Cantor's Diagonal argument is illustrating the set of all injections
from N to X, that have a special kind of order, which is the following
order(see my last reply to Arturo Magidin).

(1) there is a starting member, i.e. a member that is not the
successor of any member.
(2) there is an immediate successor member for each member
(3) Except the starting member every member have an immediate
predecessor member..
(4) No two members have the same successor.

So actually What Cantor's Diagonal is speaking of, is the following:

All injections from N to X that has the above arrangement are not
surjective.

Which is true, since for these particular kind of injections we can
always find a diagonal and the counter diagonal would be in X but not
in the range any of these injections, thus they fail to be surjective.

BUT my question here is that: the set of all injections from N to X
that have the above arrangement is NOT the set of all injections
(within the model of ZF) from N to X.

We can have injections from N to X that has an arrangement similar to
that of w+1 and higher ordinals, and for these kind of injections the
Diagonal argument of Cantor's fail to show that they are not
surjective, simply because we CANNOT
define a diagonal for those functions.

The way how I see matters, is that it appears to me that the Diagonal
argument didn't succeed to prove that:

For *all* f ( (f:N-->X, f is injective) -> f is not surjective ).

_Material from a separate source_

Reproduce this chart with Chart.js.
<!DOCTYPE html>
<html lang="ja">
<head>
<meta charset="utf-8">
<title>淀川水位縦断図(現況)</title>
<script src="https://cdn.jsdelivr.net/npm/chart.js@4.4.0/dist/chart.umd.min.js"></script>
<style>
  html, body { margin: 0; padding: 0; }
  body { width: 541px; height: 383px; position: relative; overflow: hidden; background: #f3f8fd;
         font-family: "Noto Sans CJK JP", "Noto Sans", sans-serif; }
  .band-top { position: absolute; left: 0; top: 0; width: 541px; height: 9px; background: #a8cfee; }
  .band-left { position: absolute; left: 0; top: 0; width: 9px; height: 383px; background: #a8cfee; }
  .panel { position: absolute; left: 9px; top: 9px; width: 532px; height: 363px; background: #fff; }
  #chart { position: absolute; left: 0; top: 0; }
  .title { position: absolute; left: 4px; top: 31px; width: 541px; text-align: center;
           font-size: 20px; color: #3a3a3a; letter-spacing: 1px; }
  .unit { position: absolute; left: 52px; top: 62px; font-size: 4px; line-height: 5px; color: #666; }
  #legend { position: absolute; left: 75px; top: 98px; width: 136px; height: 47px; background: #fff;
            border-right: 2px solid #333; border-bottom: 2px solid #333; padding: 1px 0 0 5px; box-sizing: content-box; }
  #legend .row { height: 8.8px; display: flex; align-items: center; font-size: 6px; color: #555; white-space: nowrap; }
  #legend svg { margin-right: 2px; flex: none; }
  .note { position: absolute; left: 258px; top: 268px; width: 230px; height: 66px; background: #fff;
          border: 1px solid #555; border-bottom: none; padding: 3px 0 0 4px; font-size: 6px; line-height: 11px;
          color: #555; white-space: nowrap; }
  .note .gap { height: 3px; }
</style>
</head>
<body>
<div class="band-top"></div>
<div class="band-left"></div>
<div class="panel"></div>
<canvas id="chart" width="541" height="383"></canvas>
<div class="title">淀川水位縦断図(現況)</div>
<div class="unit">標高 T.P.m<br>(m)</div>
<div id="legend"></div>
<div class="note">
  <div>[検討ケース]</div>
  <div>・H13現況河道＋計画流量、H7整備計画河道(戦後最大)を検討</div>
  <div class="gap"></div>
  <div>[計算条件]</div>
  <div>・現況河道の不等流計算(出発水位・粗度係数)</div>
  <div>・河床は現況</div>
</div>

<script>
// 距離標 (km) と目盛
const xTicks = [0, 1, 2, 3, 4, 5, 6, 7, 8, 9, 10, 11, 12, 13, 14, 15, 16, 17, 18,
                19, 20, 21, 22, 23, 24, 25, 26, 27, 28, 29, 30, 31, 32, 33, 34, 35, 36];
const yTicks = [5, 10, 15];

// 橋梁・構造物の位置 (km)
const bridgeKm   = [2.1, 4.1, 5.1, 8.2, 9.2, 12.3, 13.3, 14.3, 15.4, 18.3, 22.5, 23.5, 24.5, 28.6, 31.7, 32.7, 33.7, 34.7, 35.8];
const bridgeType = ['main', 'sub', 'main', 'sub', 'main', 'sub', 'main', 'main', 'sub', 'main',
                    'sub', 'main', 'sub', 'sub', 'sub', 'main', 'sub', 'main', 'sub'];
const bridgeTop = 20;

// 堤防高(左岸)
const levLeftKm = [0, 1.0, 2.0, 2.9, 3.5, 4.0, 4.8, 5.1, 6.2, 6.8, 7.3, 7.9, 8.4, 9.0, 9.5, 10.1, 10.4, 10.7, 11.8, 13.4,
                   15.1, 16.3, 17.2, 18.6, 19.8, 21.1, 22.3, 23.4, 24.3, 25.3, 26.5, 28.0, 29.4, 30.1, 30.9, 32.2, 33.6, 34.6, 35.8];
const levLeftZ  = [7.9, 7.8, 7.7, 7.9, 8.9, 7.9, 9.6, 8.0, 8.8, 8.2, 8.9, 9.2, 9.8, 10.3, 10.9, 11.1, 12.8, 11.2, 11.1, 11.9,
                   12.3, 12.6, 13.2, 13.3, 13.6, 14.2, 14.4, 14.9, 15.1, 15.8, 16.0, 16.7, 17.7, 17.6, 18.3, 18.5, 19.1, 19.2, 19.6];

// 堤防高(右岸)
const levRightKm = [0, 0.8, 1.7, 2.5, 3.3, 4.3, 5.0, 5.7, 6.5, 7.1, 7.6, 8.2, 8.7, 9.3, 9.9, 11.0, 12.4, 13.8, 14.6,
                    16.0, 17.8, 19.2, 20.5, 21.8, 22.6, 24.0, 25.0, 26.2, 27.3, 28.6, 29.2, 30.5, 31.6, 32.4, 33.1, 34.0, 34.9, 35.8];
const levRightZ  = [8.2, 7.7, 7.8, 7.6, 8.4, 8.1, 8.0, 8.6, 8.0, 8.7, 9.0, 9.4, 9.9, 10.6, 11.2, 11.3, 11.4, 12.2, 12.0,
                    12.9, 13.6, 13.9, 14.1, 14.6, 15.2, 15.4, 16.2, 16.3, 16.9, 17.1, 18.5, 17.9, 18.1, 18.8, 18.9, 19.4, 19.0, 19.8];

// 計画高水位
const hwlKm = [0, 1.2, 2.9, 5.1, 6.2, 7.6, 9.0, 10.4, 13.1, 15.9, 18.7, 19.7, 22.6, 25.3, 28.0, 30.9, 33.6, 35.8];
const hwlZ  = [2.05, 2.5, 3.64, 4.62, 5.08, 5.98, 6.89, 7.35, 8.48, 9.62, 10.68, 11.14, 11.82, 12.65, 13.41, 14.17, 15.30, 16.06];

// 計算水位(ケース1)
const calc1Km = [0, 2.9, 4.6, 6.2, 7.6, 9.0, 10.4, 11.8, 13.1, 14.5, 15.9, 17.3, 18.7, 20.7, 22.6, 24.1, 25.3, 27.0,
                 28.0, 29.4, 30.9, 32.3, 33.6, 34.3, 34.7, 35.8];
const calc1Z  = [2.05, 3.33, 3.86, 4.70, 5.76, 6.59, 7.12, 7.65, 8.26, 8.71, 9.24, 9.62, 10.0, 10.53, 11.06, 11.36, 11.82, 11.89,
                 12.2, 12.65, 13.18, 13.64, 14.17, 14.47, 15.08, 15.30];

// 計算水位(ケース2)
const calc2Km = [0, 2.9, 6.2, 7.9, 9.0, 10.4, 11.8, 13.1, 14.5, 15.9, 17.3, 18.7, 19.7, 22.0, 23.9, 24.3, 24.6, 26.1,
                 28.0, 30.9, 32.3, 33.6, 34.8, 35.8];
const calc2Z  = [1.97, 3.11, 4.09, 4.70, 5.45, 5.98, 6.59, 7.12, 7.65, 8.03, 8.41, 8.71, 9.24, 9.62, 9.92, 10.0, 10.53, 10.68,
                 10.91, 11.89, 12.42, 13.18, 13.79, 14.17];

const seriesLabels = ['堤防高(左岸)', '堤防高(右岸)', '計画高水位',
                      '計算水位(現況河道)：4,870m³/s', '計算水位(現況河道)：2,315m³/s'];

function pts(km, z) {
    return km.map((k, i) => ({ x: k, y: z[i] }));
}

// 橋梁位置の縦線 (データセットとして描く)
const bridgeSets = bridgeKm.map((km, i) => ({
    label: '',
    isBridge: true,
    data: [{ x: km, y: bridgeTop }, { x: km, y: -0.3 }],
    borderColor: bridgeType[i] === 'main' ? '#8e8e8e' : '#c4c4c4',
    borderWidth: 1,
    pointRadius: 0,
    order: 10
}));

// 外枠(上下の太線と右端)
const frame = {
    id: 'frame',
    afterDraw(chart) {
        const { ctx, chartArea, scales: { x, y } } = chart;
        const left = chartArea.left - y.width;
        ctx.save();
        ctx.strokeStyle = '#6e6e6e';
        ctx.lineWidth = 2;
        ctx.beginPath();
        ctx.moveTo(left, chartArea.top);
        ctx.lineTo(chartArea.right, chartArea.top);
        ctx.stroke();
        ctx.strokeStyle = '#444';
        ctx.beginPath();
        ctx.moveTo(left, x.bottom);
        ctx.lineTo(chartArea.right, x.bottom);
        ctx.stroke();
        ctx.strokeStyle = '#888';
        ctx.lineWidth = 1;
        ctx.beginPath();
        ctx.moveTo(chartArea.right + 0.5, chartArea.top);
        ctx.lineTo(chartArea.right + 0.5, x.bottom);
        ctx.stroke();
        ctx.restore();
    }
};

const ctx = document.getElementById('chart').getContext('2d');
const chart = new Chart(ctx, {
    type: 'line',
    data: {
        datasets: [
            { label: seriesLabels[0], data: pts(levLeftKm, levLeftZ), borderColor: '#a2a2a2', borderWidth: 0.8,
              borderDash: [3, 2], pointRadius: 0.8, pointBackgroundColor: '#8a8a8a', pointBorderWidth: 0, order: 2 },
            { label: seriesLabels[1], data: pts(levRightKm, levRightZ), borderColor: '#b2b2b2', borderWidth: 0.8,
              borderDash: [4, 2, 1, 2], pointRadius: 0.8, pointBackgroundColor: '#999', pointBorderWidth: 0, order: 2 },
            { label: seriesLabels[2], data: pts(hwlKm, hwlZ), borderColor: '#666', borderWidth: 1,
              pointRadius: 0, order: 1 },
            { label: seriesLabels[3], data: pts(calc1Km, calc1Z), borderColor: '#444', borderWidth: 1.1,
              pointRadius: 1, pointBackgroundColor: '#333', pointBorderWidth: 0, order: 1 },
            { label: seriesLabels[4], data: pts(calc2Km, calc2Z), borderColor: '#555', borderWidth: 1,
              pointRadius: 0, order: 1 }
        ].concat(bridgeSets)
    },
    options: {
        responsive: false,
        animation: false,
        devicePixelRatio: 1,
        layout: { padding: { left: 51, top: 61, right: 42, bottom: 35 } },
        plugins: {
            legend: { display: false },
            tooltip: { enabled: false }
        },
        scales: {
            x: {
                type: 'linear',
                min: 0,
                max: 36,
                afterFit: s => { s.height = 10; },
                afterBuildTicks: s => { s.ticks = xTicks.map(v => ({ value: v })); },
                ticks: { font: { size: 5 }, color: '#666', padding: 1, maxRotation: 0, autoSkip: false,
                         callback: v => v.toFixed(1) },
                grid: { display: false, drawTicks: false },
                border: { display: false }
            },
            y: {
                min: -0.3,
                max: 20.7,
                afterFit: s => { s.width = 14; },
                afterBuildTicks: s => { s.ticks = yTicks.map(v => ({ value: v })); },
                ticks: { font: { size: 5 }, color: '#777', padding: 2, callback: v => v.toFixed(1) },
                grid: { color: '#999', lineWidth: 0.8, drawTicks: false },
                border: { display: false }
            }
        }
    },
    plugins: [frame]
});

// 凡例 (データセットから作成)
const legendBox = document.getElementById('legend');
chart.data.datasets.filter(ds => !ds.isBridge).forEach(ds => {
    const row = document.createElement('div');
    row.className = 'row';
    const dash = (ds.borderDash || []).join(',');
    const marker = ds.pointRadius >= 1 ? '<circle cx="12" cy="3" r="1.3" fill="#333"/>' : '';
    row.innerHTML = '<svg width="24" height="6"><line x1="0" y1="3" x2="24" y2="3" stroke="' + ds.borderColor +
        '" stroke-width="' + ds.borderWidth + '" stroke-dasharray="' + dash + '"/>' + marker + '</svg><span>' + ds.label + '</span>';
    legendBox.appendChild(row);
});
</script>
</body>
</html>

it only proved it for *some* injective functions from N to X, but not
for all of them.

That's why I am saying that it failed to prove that *all injections
from N to X are not surjections" because it is simply not speaking of
all these injections.

But it seems somehow that there must be a way to prove that if all
injections from N to X in the above-mentioned order(see above) are not
surjective, then every injection from N to X in any other order would
also be not surjective! and it is this proof that I am looking for,
since I don't see that directly from the presentation of
the Diagonal argument.

Do you know this proof?

Zuhair

>
> - Tim

From: Tim Little on 3 Feb 2010 08:05

On 2010-02-03, Marshall <marshall.spight(a)gmail.com> wrote:
> On Feb 2, 11:04 pm, zuhair <zaljo...(a)gmail.com> wrote:
>> Lets put the 0 to the end of all natural numbers, so lets order N in
>> the following manner
>>
>> N={1,2,3,.....,0 }
>
> That's not a sequence.

It also makes no difference to the diagonal argument. The ordering of
N makes no difference whatsoever to either the proof or the result,
only in the pretty pictures one might draw to intuitively illustrate
the proof. With that ordering, the pretty picture has a last row and
last column.

A sequence is nothing more or less than a function with domain N. A
binary sequence is just a function with domain N and range {0,1}. The
diagonal proof makes no use of any ordering that may or may not exist
on N. It easily generalises to a proof that for any set A and any set
B having at least two distinct elements, there is no surjection from A
to B^A, regardless of whether either set is ordered or even *can be*
ordered.

- Tim

From: William Hughes on 3 Feb 2010 08:53

On Feb 3, 1:26 am, zuhair <zaljo...(a)gmail.com> wrote:

> Cantor's claim is of *uncountability* of the set of all infinite
> binary sequences,

Correct. And to show this it is sufficient to show
that there exists one countable set, Q, such that
there is no bijection between the set of infinite binary
sequences and Q. Note, if the arrangement of Q matters
to our proof, then we can choose any arrangement we wish
as if there there is no bijection to one arrangement of Q
it is trivial to show that there is no bijection to any
arrangement of Q.

> so the matter is not limited to showing the failure
> of that with a specific arrangement of a specific countable set > N.

Incorrect. The general case follows trivially
from this.

You are correct that the diagonal argument does not
apply (directly) to an arbitrary arrangement of N.

So what?

- William Hughes

From: Don Stockbauer on 3 Feb 2010 09:02

On Feb 3, 7:53 am, William Hughes <wpihug...(a)hotmail.com> wrote:
> On Feb 3, 1:26 am, zuhair <zaljo...(a)gmail.com> wrote:
>
> > Cantor's claim is of *uncountability* of the set of all infinite
> > binary sequences,
>
> Correct. And to show this it is sufficient to show
> that there exists one countable set, Q, such that
> there is no bijection between the set of infinite binary
> sequences and Q. Note, if the arrangement of Q matters
> to our proof, then we can choose any arrangement we wish
> as if there there is no bijection to one arrangement of Q
> it is trivial to show that there is no bijection to any
> arrangement of Q.
>
> > so the matter is not limited to showing the failure
> > of that with a specific arrangement of a specific countable set > N.
>
> Incorrect. The general case follows trivially
> from this.
>
> You are correct that the diagonal argument does not
> apply (directly) to an arbitrary arrangement of N.
>
> So what?
>
> - William Hughes

"How I spent an infinite amount of time discussing infinity, when
there were corn fields to hoe in Nebraska", by Wally Q. Fenderbasker.